RECORD EXCERPTS:
══════════
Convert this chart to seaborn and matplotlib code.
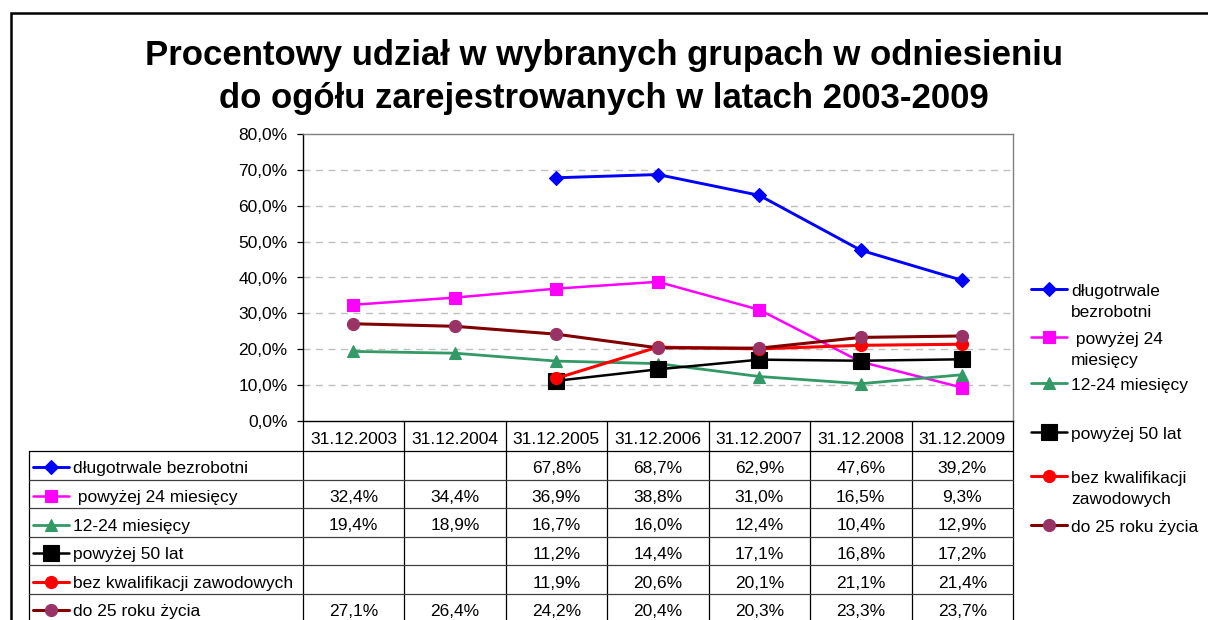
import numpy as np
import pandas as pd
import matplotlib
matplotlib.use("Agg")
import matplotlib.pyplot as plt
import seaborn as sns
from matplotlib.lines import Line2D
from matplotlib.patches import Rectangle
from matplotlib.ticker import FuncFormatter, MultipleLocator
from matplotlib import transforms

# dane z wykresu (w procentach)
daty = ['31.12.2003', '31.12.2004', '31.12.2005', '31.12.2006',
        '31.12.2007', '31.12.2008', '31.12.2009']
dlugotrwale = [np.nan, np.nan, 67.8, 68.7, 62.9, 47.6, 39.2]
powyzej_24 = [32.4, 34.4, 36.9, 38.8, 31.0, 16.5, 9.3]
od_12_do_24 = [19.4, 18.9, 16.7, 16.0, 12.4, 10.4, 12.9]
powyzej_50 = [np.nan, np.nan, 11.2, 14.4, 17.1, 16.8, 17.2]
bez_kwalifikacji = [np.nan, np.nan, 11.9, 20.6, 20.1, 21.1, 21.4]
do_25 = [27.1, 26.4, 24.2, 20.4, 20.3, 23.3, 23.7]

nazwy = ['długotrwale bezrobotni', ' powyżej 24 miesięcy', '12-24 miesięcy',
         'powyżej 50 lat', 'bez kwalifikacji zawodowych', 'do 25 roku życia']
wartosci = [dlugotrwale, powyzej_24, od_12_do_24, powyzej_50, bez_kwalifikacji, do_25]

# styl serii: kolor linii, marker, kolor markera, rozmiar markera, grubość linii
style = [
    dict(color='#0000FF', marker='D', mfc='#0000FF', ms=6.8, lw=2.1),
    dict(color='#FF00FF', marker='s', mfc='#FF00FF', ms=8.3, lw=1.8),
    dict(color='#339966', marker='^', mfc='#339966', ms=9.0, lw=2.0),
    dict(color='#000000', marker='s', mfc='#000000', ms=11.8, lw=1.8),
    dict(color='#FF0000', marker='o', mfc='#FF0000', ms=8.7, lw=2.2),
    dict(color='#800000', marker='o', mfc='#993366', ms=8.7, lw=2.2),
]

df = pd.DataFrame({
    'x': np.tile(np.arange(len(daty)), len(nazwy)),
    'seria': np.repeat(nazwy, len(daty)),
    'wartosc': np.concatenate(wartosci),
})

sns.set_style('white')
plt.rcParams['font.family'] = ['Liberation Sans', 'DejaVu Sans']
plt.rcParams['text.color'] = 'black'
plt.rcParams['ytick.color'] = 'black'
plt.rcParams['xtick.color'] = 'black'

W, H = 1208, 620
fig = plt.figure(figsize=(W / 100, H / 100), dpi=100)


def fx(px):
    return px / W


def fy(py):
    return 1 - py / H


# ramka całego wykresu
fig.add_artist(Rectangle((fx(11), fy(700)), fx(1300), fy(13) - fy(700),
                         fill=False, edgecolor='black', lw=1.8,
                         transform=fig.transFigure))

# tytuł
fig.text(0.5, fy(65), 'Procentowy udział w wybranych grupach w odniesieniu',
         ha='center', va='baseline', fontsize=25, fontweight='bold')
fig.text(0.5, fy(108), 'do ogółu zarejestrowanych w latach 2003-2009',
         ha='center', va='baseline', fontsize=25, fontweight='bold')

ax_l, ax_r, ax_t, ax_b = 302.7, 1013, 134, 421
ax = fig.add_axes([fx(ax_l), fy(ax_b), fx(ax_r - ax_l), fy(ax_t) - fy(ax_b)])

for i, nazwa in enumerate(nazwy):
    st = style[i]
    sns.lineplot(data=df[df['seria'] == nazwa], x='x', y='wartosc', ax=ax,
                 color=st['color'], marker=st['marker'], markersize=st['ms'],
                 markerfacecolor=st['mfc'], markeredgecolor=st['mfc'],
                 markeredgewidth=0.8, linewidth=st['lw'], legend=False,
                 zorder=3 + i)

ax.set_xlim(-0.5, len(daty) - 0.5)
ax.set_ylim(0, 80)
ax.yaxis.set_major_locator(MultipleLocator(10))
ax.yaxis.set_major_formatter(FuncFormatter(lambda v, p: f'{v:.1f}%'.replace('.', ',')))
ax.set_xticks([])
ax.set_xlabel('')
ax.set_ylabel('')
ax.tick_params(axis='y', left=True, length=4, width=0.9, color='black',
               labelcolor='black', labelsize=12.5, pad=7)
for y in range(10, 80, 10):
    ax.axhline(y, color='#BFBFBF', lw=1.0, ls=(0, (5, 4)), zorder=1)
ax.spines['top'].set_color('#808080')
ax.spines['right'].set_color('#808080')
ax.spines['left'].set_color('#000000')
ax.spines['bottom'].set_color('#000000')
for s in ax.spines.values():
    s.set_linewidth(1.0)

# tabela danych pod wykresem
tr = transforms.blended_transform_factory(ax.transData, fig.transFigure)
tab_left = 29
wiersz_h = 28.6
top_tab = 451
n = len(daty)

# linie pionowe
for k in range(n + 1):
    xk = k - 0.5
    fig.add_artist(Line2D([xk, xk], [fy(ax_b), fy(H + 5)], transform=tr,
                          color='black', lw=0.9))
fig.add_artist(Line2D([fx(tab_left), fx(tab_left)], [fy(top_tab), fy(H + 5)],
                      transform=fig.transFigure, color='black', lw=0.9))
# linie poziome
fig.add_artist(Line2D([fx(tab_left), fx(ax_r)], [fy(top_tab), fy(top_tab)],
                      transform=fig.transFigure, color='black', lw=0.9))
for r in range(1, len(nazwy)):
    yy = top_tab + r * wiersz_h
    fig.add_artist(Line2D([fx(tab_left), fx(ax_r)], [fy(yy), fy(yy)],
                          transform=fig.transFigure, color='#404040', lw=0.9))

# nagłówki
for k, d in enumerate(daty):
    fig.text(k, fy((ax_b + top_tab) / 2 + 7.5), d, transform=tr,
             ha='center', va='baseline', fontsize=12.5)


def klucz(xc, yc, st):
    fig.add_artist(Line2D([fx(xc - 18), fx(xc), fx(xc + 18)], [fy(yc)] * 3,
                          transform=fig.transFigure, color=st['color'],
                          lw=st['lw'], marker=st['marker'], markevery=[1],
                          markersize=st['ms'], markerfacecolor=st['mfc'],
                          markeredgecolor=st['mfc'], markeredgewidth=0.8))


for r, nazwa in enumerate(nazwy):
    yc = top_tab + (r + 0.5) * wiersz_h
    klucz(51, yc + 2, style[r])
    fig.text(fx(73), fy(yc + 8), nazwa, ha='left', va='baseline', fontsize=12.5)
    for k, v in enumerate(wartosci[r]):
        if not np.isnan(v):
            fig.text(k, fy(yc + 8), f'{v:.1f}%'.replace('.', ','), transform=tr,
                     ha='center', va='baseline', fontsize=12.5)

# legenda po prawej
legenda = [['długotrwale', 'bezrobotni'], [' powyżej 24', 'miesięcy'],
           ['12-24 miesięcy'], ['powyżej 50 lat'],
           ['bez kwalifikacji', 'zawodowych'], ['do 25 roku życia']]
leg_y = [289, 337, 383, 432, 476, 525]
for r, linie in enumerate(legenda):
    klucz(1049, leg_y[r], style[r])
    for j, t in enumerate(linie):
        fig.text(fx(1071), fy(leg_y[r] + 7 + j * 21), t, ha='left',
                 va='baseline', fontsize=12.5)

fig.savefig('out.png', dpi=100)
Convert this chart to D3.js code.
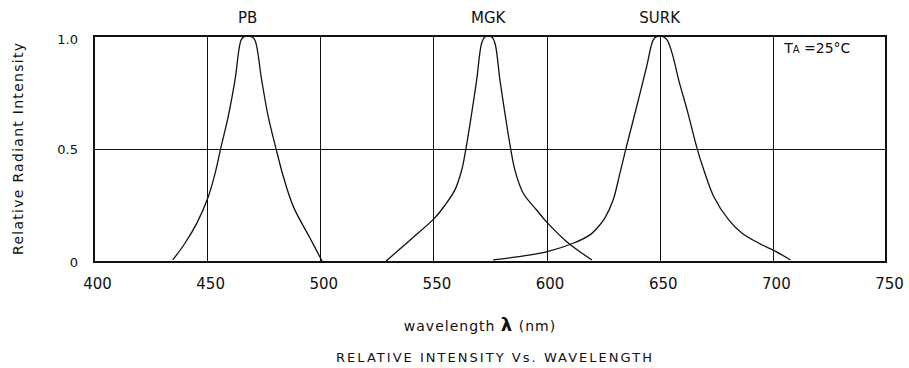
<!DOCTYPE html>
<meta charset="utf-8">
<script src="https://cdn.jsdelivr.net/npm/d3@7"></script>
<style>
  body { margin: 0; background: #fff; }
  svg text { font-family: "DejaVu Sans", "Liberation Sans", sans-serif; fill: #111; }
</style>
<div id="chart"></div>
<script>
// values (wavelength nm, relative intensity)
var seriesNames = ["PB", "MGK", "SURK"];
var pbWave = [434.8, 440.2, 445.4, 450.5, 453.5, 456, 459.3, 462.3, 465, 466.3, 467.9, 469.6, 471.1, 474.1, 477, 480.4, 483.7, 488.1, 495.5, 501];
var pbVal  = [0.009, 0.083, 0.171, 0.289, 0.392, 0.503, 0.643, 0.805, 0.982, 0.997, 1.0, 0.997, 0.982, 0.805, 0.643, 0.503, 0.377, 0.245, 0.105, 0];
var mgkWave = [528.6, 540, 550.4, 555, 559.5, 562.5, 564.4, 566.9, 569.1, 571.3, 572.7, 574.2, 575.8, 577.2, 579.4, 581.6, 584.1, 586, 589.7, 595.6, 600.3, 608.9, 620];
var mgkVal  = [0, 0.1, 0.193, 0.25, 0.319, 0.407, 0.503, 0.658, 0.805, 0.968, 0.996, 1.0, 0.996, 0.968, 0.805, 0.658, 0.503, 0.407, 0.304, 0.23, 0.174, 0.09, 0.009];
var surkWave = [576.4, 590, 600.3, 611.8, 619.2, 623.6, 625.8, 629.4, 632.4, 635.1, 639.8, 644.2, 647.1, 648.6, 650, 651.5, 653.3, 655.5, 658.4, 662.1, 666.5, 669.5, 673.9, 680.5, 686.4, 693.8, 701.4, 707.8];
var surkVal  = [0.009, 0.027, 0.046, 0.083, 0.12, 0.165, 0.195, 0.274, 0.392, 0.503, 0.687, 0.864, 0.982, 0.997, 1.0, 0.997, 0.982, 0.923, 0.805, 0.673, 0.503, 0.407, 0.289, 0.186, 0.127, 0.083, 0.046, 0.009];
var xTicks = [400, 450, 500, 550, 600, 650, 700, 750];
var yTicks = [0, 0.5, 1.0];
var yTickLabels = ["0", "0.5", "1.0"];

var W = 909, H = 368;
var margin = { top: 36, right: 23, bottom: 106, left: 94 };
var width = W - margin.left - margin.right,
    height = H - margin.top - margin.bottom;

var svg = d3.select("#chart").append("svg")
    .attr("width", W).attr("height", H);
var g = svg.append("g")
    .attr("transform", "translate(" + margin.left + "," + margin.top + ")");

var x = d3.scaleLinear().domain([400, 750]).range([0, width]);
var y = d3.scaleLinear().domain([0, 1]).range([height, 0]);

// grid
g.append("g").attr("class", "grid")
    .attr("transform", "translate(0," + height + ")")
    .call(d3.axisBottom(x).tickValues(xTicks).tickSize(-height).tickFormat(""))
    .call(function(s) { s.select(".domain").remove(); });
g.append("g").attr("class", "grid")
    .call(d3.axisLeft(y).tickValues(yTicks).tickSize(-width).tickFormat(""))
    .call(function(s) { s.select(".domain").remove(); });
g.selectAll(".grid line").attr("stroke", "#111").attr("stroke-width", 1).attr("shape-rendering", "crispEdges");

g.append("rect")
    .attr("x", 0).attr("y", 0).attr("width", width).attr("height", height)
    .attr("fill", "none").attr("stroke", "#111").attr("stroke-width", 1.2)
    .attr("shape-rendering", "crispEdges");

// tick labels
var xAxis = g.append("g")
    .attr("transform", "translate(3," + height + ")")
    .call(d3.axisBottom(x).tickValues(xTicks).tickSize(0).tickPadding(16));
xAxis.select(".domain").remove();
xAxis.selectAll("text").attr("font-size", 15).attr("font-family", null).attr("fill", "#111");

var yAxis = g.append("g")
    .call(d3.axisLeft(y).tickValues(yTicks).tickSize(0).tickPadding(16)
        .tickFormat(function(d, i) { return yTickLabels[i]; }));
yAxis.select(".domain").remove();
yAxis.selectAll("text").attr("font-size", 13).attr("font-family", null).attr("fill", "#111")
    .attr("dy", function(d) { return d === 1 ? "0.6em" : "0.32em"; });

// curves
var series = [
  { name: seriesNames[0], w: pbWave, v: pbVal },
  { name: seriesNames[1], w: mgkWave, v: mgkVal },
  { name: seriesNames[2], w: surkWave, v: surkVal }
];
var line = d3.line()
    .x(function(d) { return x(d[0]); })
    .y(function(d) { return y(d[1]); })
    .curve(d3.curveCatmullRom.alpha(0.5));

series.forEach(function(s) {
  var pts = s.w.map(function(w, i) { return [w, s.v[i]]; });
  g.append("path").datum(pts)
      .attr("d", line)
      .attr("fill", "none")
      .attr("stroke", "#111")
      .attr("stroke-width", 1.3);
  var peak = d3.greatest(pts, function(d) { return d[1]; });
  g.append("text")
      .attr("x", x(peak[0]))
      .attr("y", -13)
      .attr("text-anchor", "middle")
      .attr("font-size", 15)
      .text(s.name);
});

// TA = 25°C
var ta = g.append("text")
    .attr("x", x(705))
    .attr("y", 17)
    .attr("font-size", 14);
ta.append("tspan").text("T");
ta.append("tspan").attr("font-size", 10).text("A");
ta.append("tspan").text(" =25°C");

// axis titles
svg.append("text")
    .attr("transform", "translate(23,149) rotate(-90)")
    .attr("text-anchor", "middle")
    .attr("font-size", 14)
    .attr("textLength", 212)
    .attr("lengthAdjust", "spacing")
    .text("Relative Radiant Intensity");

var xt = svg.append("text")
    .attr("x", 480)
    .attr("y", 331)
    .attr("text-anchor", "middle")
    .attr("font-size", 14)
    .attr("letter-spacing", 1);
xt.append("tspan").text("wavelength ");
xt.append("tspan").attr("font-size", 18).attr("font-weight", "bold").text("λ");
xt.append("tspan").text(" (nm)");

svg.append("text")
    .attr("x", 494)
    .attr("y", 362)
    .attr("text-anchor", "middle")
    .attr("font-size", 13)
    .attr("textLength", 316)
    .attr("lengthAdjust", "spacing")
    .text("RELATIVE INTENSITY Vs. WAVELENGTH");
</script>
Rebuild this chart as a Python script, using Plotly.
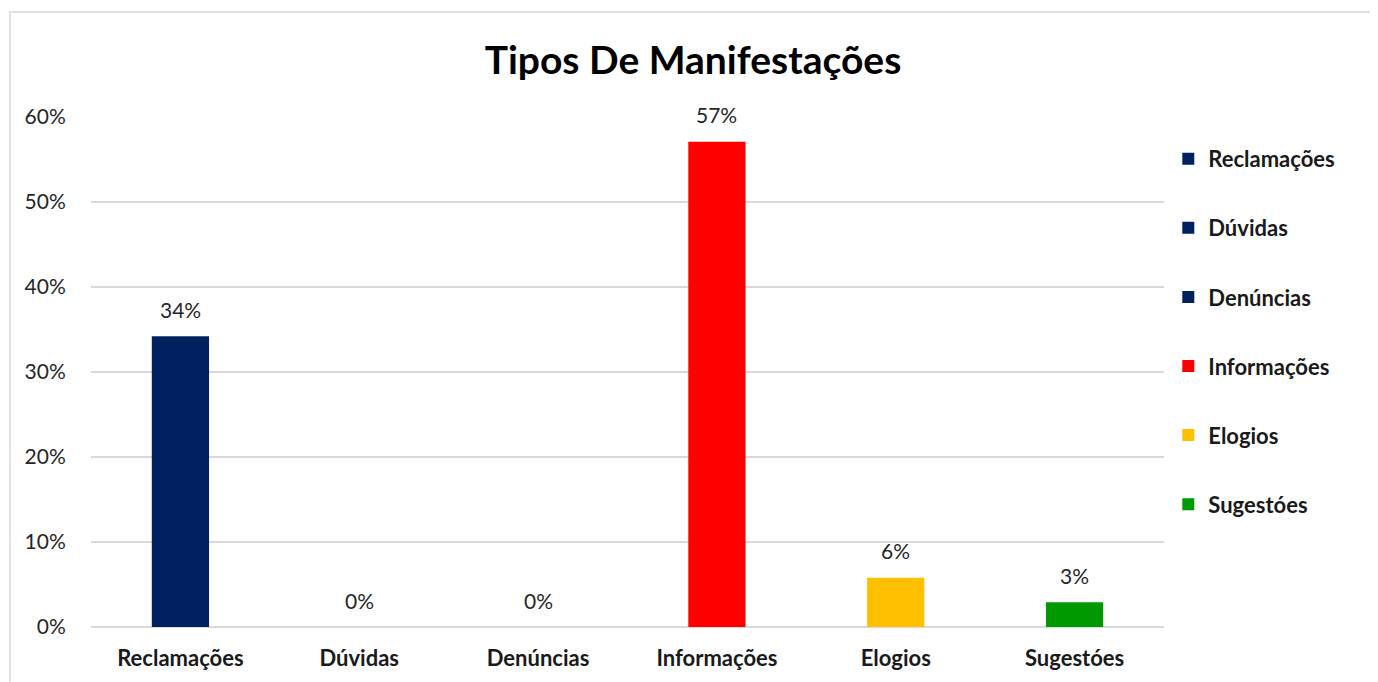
══════════
Restate word for word only the lines from where the entries begin through the one with "return 1 - py / H"; omit the pictures.

Convert this chart to seaborn and matplotlib code.
import numpy as np
import pandas as pd
import matplotlib
matplotlib.use("Agg")
import matplotlib.pyplot as plt
import seaborn as sns
from matplotlib.lines import Line2D
from matplotlib.patches import Rectangle
from matplotlib.ticker import FuncFormatter, MultipleLocator
from matplotlib import transforms

# dane z wykresu (w procentach)
daty = ['31.12.2003', '31.12.2004', '31.12.2005', '31.12.2006',
        '31.12.2007', '31.12.2008', '31.12.2009']
dlugotrwale = [np.nan, np.nan, 67.8, 68.7, 62.9, 47.6, 39.2]
powyzej_24 = [32.4, 34.4, 36.9, 38.8, 31.0, 16.5, 9.3]
od_12_do_24 = [19.4, 18.9, 16.7, 16.0, 12.4, 10.4, 12.9]
powyzej_50 = [np.nan, np.nan, 11.2, 14.4, 17.1, 16.8, 17.2]
bez_kwalifikacji = [np.nan, np.nan, 11.9, 20.6, 20.1, 21.1, 21.4]
do_25 = [27.1, 26.4, 24.2, 20.4, 20.3, 23.3, 23.7]

nazwy = ['długotrwale bezrobotni', ' powyżej 24 miesięcy', '12-24 miesięcy',
         'powyżej 50 lat', 'bez kwalifikacji zawodowych', 'do 25 roku życia']
wartosci = [dlugotrwale, powyzej_24, od_12_do_24, powyzej_50, bez_kwalifikacji, do_25]

# styl serii: kolor linii, marker, kolor markera, rozmiar markera, grubość linii
style = [
    dict(color='#0000FF', marker='D', mfc='#0000FF', ms=6.8, lw=2.1),
    dict(color='#FF00FF', marker='s', mfc='#FF00FF', ms=8.3, lw=1.8),
    dict(color='#339966', marker='^', mfc='#339966', ms=9.0, lw=2.0),
    dict(color='#000000', marker='s', mfc='#000000', ms=11.8, lw=1.8),
    dict(color='#FF0000', marker='o', mfc='#FF0000', ms=8.7, lw=2.2),
    dict(color='#800000', marker='o', mfc='#993366', ms=8.7, lw=2.2),
]

df = pd.DataFrame({
    'x': np.tile(np.arange(len(daty)), len(nazwy)),
    'seria': np.repeat(nazwy, len(daty)),
    'wartosc': np.concatenate(wartosci),
})

sns.set_style('white')
plt.rcParams['font.family'] = ['Liberation Sans', 'DejaVu Sans']
plt.rcParams['text.color'] = 'black'
plt.rcParams['ytick.color'] = 'black'
plt.rcParams['xtick.color'] = 'black'

W, H = 1208, 620
fig = plt.figure(figsize=(W / 100, H / 100), dpi=100)


def fx(px):
    return px / W


def fy(py):
    return 1 - py / H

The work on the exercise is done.